▶ **WRITTEN REQUEST**: Below is some material; set it all down exactly, apart from the pictures.

▶ **SOURCE MATERIAL**:

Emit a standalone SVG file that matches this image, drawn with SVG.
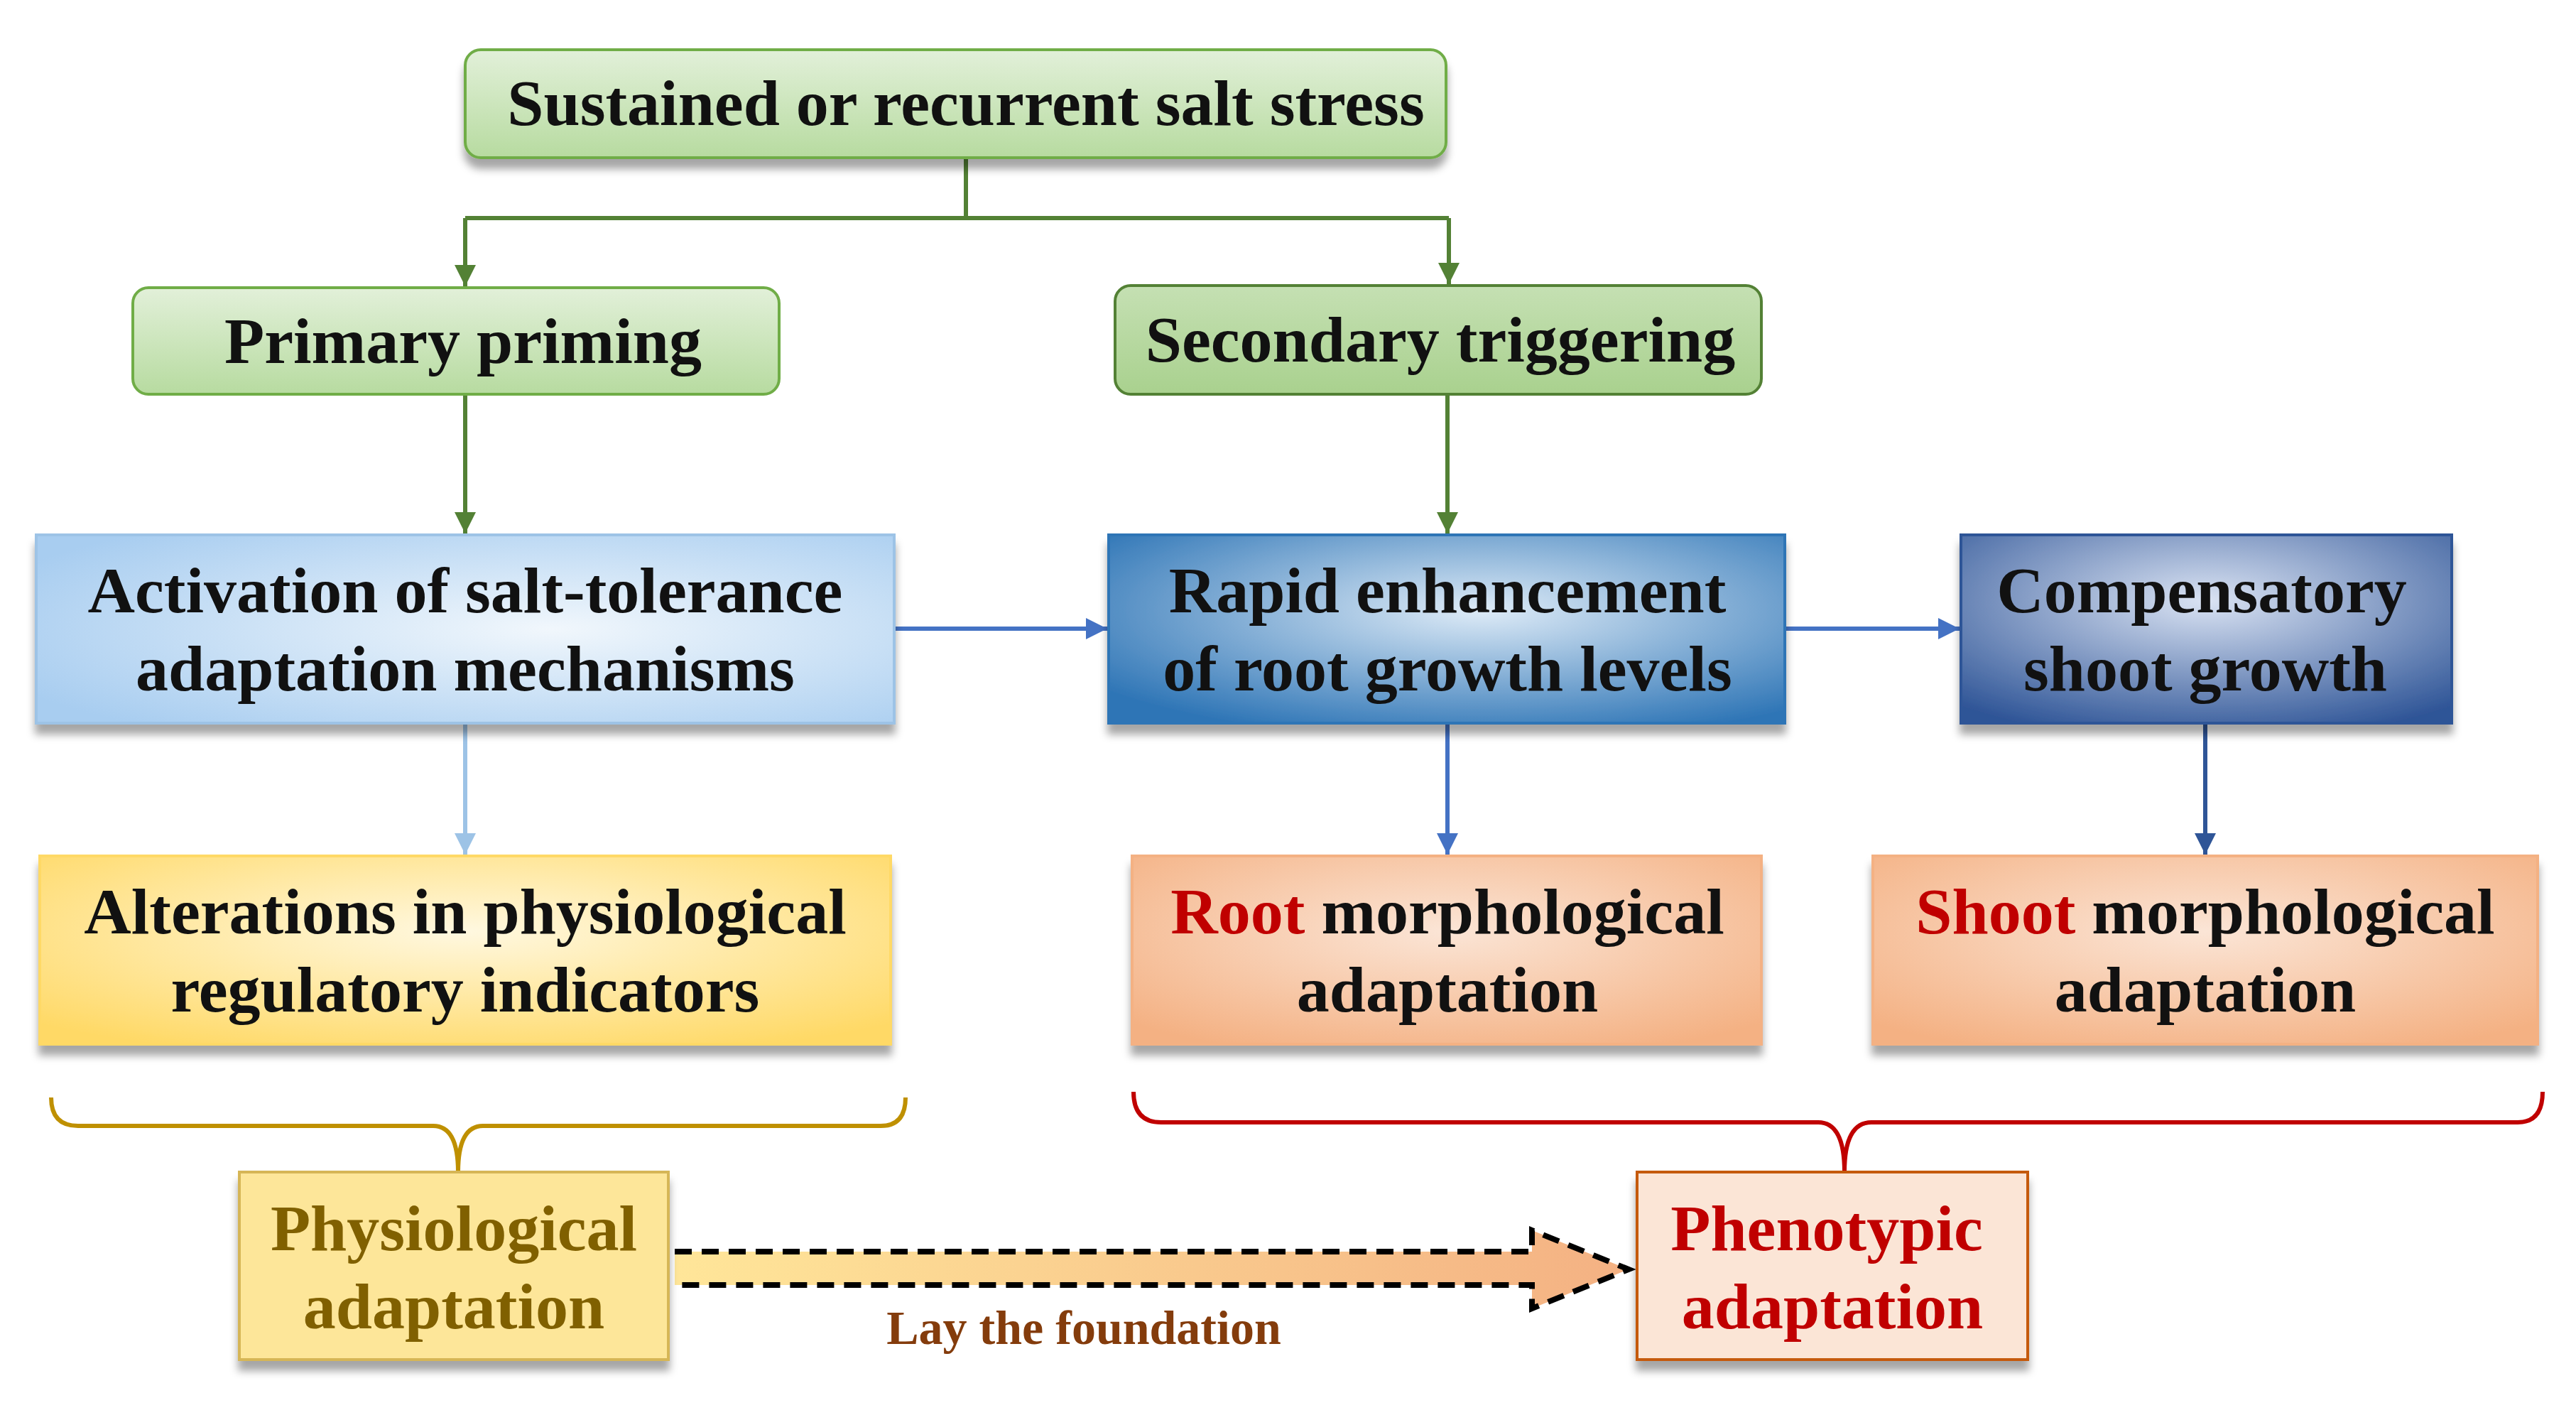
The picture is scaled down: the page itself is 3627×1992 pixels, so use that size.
<svg xmlns="http://www.w3.org/2000/svg" width="3627" height="1992" viewBox="0 0 3627 1992">
<defs>
<filter id="sh" x="-5%" y="-5%" width="110%" height="130%"><feDropShadow dx="0" dy="14" stdDeviation="6" flood-color="#000" flood-opacity="0.35"/></filter>
<linearGradient id="gGreen" x1="0" y1="0" x2="0" y2="1"><stop offset="0" stop-color="#e2f0d9"/><stop offset="1" stop-color="#b7dba0"/></linearGradient>
<linearGradient id="gGreen2" x1="0" y1="0" x2="0" y2="1"><stop offset="0" stop-color="#c5e0b3"/><stop offset="1" stop-color="#a9d18e"/></linearGradient>
<radialGradient id="gLB" cx="0.6" cy="0.5" r="0.7"><stop offset="0" stop-color="#f1f7fc"/><stop offset="1" stop-color="#a8cdf0"/></radialGradient>
<radialGradient id="gMB" cx="0.55" cy="0.4" r="0.7"><stop offset="0" stop-color="#deebf7"/><stop offset="1" stop-color="#2e75b6"/></radialGradient>
<radialGradient id="gDB" cx="0.5" cy="0.35" r="0.75"><stop offset="0" stop-color="#dae3f3"/><stop offset="1" stop-color="#2f5597"/></radialGradient>
<radialGradient id="gY" cx="0.5" cy="0.4" r="0.7"><stop offset="0" stop-color="#fff8e0"/><stop offset="1" stop-color="#ffd966"/></radialGradient>
<radialGradient id="gO" cx="0.5" cy="0.4" r="0.7"><stop offset="0" stop-color="#fbe5d6"/><stop offset="1" stop-color="#f4b183"/></radialGradient>
<linearGradient id="gArr" x1="0" y1="0" x2="1" y2="0"><stop offset="0" stop-color="#ffe699"/><stop offset="1" stop-color="#f4b183"/></linearGradient>
<marker id="mG" viewBox="0 0 10 10" refX="10" refY="5" markerWidth="5" markerHeight="5" orient="auto"><path d="M0,0 L10,5 L0,10 z" fill="#538135"/></marker>
<marker id="mB" viewBox="0 0 10 10" refX="10" refY="5" markerWidth="5" markerHeight="5" orient="auto"><path d="M0,0 L10,5 L0,10 z" fill="#4472c4"/></marker>
<marker id="mLB" viewBox="0 0 10 10" refX="10" refY="5" markerWidth="5" markerHeight="5" orient="auto"><path d="M0,0 L10,5 L0,10 z" fill="#9dc3e6"/></marker>
<marker id="mDB" viewBox="0 0 10 10" refX="10" refY="5" markerWidth="5" markerHeight="5" orient="auto"><path d="M0,0 L10,5 L0,10 z" fill="#2f5597"/></marker>
</defs>
<style>
text{font-family:"Liberation Serif","Times New Roman",serif;font-weight:bold;text-anchor:middle}
.t{font-size:92px;fill:#111}
.g{stroke:#538135;stroke-width:6;fill:none}
.b{stroke:#4472c4;stroke-width:6;fill:none}
</style>
<rect width="3627" height="1992" fill="#fff"/>
<g id="connectors">
<path class="g" d="M1360,222 V307 M655,307 H2040"/>
<path class="g" d="M655,307 V403" marker-end="url(#mG)"/>
<path class="g" d="M2040,307 V400" marker-end="url(#mG)"/>
<path class="g" d="M655,555 V751" marker-end="url(#mG)"/>
<path class="g" d="M2038,555 V751" marker-end="url(#mG)"/>
<path class="b" d="M1259,885 H1559" marker-end="url(#mB)"/>
<path class="b" d="M2513,885 H2759" marker-end="url(#mB)"/>
<path d="M655,1018 V1203" stroke="#9dc3e6" stroke-width="6" fill="none" marker-end="url(#mLB)"/>
<path class="b" d="M2038,1018 V1203" stroke="#2e75b6" marker-end="url(#mB)"/>
<path d="M3105,1018 V1203" stroke="#2f5597" stroke-width="6" fill="none" marker-end="url(#mDB)"/>
<path d="M72,1545 Q72,1585 110,1585 H610 Q645,1585 645,1650 Q645,1585 680,1585 H1240 Q1275,1585 1275,1545" stroke="#bf9000" stroke-width="6" fill="none"/>
<path d="M1596,1537 Q1596,1580 1635,1580 H2560 Q2597,1580 2597,1650 Q2597,1580 2635,1580 H3545 Q3580,1580 3580,1537" stroke="#c00000" stroke-width="6" fill="none"/>
<path d="M950,1762 H2157 V1732 L2293,1787 L2157,1842 V1809 H950 Z" fill="url(#gArr)"/>
<path d="M950,1762 H2157 V1732 L2293,1787 L2157,1842 V1809 H950" fill="none" stroke="#000" stroke-width="8" stroke-dasharray="24,14"/>
<text x="1526" y="1892" style="font-size:68px;fill:#843c0c">Lay the foundation</text>
</g>
<g id="n1"><rect x="655" y="70" width="1381" height="152" rx="22" fill="url(#gGreen)" stroke="#70ad47" stroke-width="4" filter="url(#sh)"/><text class="t" x="1360" y="176">Sustained or recurrent salt stress</text></g>
<g id="n2"><rect x="187" y="405" width="910" height="150" rx="22" fill="url(#gGreen)" stroke="#70ad47" stroke-width="4"/><text class="t" x="652" y="511">Primary priming</text></g>
<g id="n3"><rect x="1570" y="402" width="910" height="153" rx="22" fill="url(#gGreen2)" stroke="#538135" stroke-width="4"/><text class="t" x="2028" y="509">Secondary triggering</text></g>
<g id="n4"><rect x="51" y="753" width="1208" height="265" fill="url(#gLB)" stroke="#9dc3e6" stroke-width="4" filter="url(#sh)"/><text class="t" x="655" y="862">Activation of salt-tolerance</text><text class="t" x="655" y="972">adaptation mechanisms</text></g>
<g id="n5"><rect x="1561" y="753" width="952" height="265" fill="url(#gMB)" stroke="#2e75b6" stroke-width="4" filter="url(#sh)"/><text class="t" x="2038" y="862">Rapid enhancement</text><text class="t" x="2038" y="972">of root growth levels</text></g>
<g id="n6"><rect x="2761" y="753" width="691" height="265" fill="url(#gDB)" stroke="#2f5597" stroke-width="4" filter="url(#sh)"/><text class="t" x="3100" y="862">Compensatory</text><text class="t" x="3105" y="972">shoot growth</text></g>
<g id="n7"><rect x="56" y="1205" width="1198" height="265" fill="url(#gY)" stroke="#ffd966" stroke-width="4" filter="url(#sh)"/><text class="t" x="655" y="1314">Alterations in physiological</text><text class="t" x="655" y="1424">regulatory indicators</text></g>
<g id="n8"><rect x="1594" y="1205" width="886" height="265" fill="url(#gO)" stroke="#f4b183" stroke-width="4" filter="url(#sh)"/><text class="t" x="2038" y="1314"><tspan fill="#c00000">Root</tspan> morphological</text><text class="t" x="2038" y="1424">adaptation</text></g>
<g id="n9"><rect x="2637" y="1205" width="936" height="265" fill="url(#gO)" stroke="#f4b183" stroke-width="4" filter="url(#sh)"/><text class="t" x="3105" y="1314"><tspan fill="#c00000">Shoot</tspan> morphological</text><text class="t" x="3105" y="1424">adaptation</text></g>
<g id="n10"><rect x="337" y="1650" width="604" height="264" fill="#fde699" stroke="#d6b656" stroke-width="4" filter="url(#sh)"/><text class="t" x="639" y="1760" style="fill:#806000">Physiological</text><text class="t" x="639" y="1870" style="fill:#806000">adaptation</text></g>
<g id="n11"><rect x="2305" y="1650" width="550" height="264" fill="#fbe5d6" stroke="#c55a11" stroke-width="4" filter="url(#sh)"/><text class="t" x="2572" y="1760" style="fill:#c00000">Phenotypic</text><text class="t" x="2580" y="1870" style="fill:#c00000">adaptation</text></g>
</svg>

▶ **TASK SOLUTION**:
Emit a standalone SVG file that matches this image, drawn with SVG.
The picture is scaled down: the page itself is 3627×1992 pixels, so use that size.
<svg xmlns="http://www.w3.org/2000/svg" width="3627" height="1992" viewBox="0 0 3627 1992">
<defs>
<filter id="sh" x="-5%" y="-5%" width="110%" height="130%"><feDropShadow dx="0" dy="14" stdDeviation="6" flood-color="#000" flood-opacity="0.35"/></filter>
<linearGradient id="gGreen" x1="0" y1="0" x2="0" y2="1"><stop offset="0" stop-color="#e2f0d9"/><stop offset="1" stop-color="#b7dba0"/></linearGradient>
<linearGradient id="gGreen2" x1="0" y1="0" x2="0" y2="1"><stop offset="0" stop-color="#c5e0b3"/><stop offset="1" stop-color="#a9d18e"/></linearGradient>
<radialGradient id="gLB" cx="0.6" cy="0.5" r="0.7"><stop offset="0" stop-color="#f1f7fc"/><stop offset="1" stop-color="#a8cdf0"/></radialGradient>
<radialGradient id="gMB" cx="0.55" cy="0.4" r="0.7"><stop offset="0" stop-color="#deebf7"/><stop offset="1" stop-color="#2e75b6"/></radialGradient>
<radialGradient id="gDB" cx="0.5" cy="0.35" r="0.75"><stop offset="0" stop-color="#dae3f3"/><stop offset="1" stop-color="#2f5597"/></radialGradient>
<radialGradient id="gY" cx="0.5" cy="0.4" r="0.7"><stop offset="0" stop-color="#fff8e0"/><stop offset="1" stop-color="#ffd966"/></radialGradient>
<radialGradient id="gO" cx="0.5" cy="0.4" r="0.7"><stop offset="0" stop-color="#fbe5d6"/><stop offset="1" stop-color="#f4b183"/></radialGradient>
<linearGradient id="gArr" x1="0" y1="0" x2="1" y2="0"><stop offset="0" stop-color="#ffe699"/><stop offset="1" stop-color="#f4b183"/></linearGradient>
<marker id="mG" viewBox="0 0 10 10" refX="10" refY="5" markerWidth="5" markerHeight="5" orient="auto"><path d="M0,0 L10,5 L0,10 z" fill="#538135"/></marker>
<marker id="mB" viewBox="0 0 10 10" refX="10" refY="5" markerWidth="5" markerHeight="5" orient="auto"><path d="M0,0 L10,5 L0,10 z" fill="#4472c4"/></marker>
<marker id="mLB" viewBox="0 0 10 10" refX="10" refY="5" markerWidth="5" markerHeight="5" orient="auto"><path d="M0,0 L10,5 L0,10 z" fill="#9dc3e6"/></marker>
<marker id="mDB" viewBox="0 0 10 10" refX="10" refY="5" markerWidth="5" markerHeight="5" orient="auto"><path d="M0,0 L10,5 L0,10 z" fill="#2f5597"/></marker>
</defs>
<style>
text{font-family:"Liberation Serif","Times New Roman",serif;font-weight:bold;text-anchor:middle}
.t{font-size:92px;fill:#111}
.g{stroke:#538135;stroke-width:6;fill:none}
.b{stroke:#4472c4;stroke-width:6;fill:none}
</style>
<rect width="3627" height="1992" fill="#fff"/>
<g id="connectors">
<path class="g" d="M1360,222 V307 M655,307 H2040"/>
<path class="g" d="M655,307 V403" marker-end="url(#mG)"/>
<path class="g" d="M2040,307 V400" marker-end="url(#mG)"/>
<path class="g" d="M655,555 V751" marker-end="url(#mG)"/>
<path class="g" d="M2038,555 V751" marker-end="url(#mG)"/>
<path class="b" d="M1259,885 H1559" marker-end="url(#mB)"/>
<path class="b" d="M2513,885 H2759" marker-end="url(#mB)"/>
<path d="M655,1018 V1203" stroke="#9dc3e6" stroke-width="6" fill="none" marker-end="url(#mLB)"/>
<path class="b" d="M2038,1018 V1203" stroke="#2e75b6" marker-end="url(#mB)"/>
<path d="M3105,1018 V1203" stroke="#2f5597" stroke-width="6" fill="none" marker-end="url(#mDB)"/>
<path d="M72,1545 Q72,1585 110,1585 H610 Q645,1585 645,1650 Q645,1585 680,1585 H1240 Q1275,1585 1275,1545" stroke="#bf9000" stroke-width="6" fill="none"/>
<path d="M1596,1537 Q1596,1580 1635,1580 H2560 Q2597,1580 2597,1650 Q2597,1580 2635,1580 H3545 Q3580,1580 3580,1537" stroke="#c00000" stroke-width="6" fill="none"/>
<path d="M950,1762 H2157 V1732 L2293,1787 L2157,1842 V1809 H950 Z" fill="url(#gArr)"/>
<path d="M950,1762 H2157 V1732 L2293,1787 L2157,1842 V1809 H950" fill="none" stroke="#000" stroke-width="8" stroke-dasharray="24,14"/>
<text x="1526" y="1892" style="font-size:68px;fill:#843c0c">Lay the foundation</text>
</g>
<g id="n1"><rect x="655" y="70" width="1381" height="152" rx="22" fill="url(#gGreen)" stroke="#70ad47" stroke-width="4" filter="url(#sh)"/><text class="t" x="1360" y="176">Sustained or recurrent salt stress</text></g>
<g id="n2"><rect x="187" y="405" width="910" height="150" rx="22" fill="url(#gGreen)" stroke="#70ad47" stroke-width="4"/><text class="t" x="652" y="511">Primary priming</text></g>
<g id="n3"><rect x="1570" y="402" width="910" height="153" rx="22" fill="url(#gGreen2)" stroke="#538135" stroke-width="4"/><text class="t" x="2028" y="509">Secondary triggering</text></g>
<g id="n4"><rect x="51" y="753" width="1208" height="265" fill="url(#gLB)" stroke="#9dc3e6" stroke-width="4" filter="url(#sh)"/><text class="t" x="655" y="862">Activation of salt-tolerance</text><text class="t" x="655" y="972">adaptation mechanisms</text></g>
<g id="n5"><rect x="1561" y="753" width="952" height="265" fill="url(#gMB)" stroke="#2e75b6" stroke-width="4" filter="url(#sh)"/><text class="t" x="2038" y="862">Rapid enhancement</text><text class="t" x="2038" y="972">of root growth levels</text></g>
<g id="n6"><rect x="2761" y="753" width="691" height="265" fill="url(#gDB)" stroke="#2f5597" stroke-width="4" filter="url(#sh)"/><text class="t" x="3100" y="862">Compensatory</text><text class="t" x="3105" y="972">shoot growth</text></g>
<g id="n7"><rect x="56" y="1205" width="1198" height="265" fill="url(#gY)" stroke="#ffd966" stroke-width="4" filter="url(#sh)"/><text class="t" x="655" y="1314">Alterations in physiological</text><text class="t" x="655" y="1424">regulatory indicators</text></g>
<g id="n8"><rect x="1594" y="1205" width="886" height="265" fill="url(#gO)" stroke="#f4b183" stroke-width="4" filter="url(#sh)"/><text class="t" x="2038" y="1314"><tspan fill="#c00000">Root</tspan> morphological</text><text class="t" x="2038" y="1424">adaptation</text></g>
<g id="n9"><rect x="2637" y="1205" width="936" height="265" fill="url(#gO)" stroke="#f4b183" stroke-width="4" filter="url(#sh)"/><text class="t" x="3105" y="1314"><tspan fill="#c00000">Shoot</tspan> morphological</text><text class="t" x="3105" y="1424">adaptation</text></g>
<g id="n10"><rect x="337" y="1650" width="604" height="264" fill="#fde699" stroke="#d6b656" stroke-width="4" filter="url(#sh)"/><text class="t" x="639" y="1760" style="fill:#806000">Physiological</text><text class="t" x="639" y="1870" style="fill:#806000">adaptation</text></g>
<g id="n11"><rect x="2305" y="1650" width="550" height="264" fill="#fbe5d6" stroke="#c55a11" stroke-width="4" filter="url(#sh)"/><text class="t" x="2572" y="1760" style="fill:#c00000">Phenotypic</text><text class="t" x="2580" y="1870" style="fill:#c00000">adaptation</text></g>
</svg>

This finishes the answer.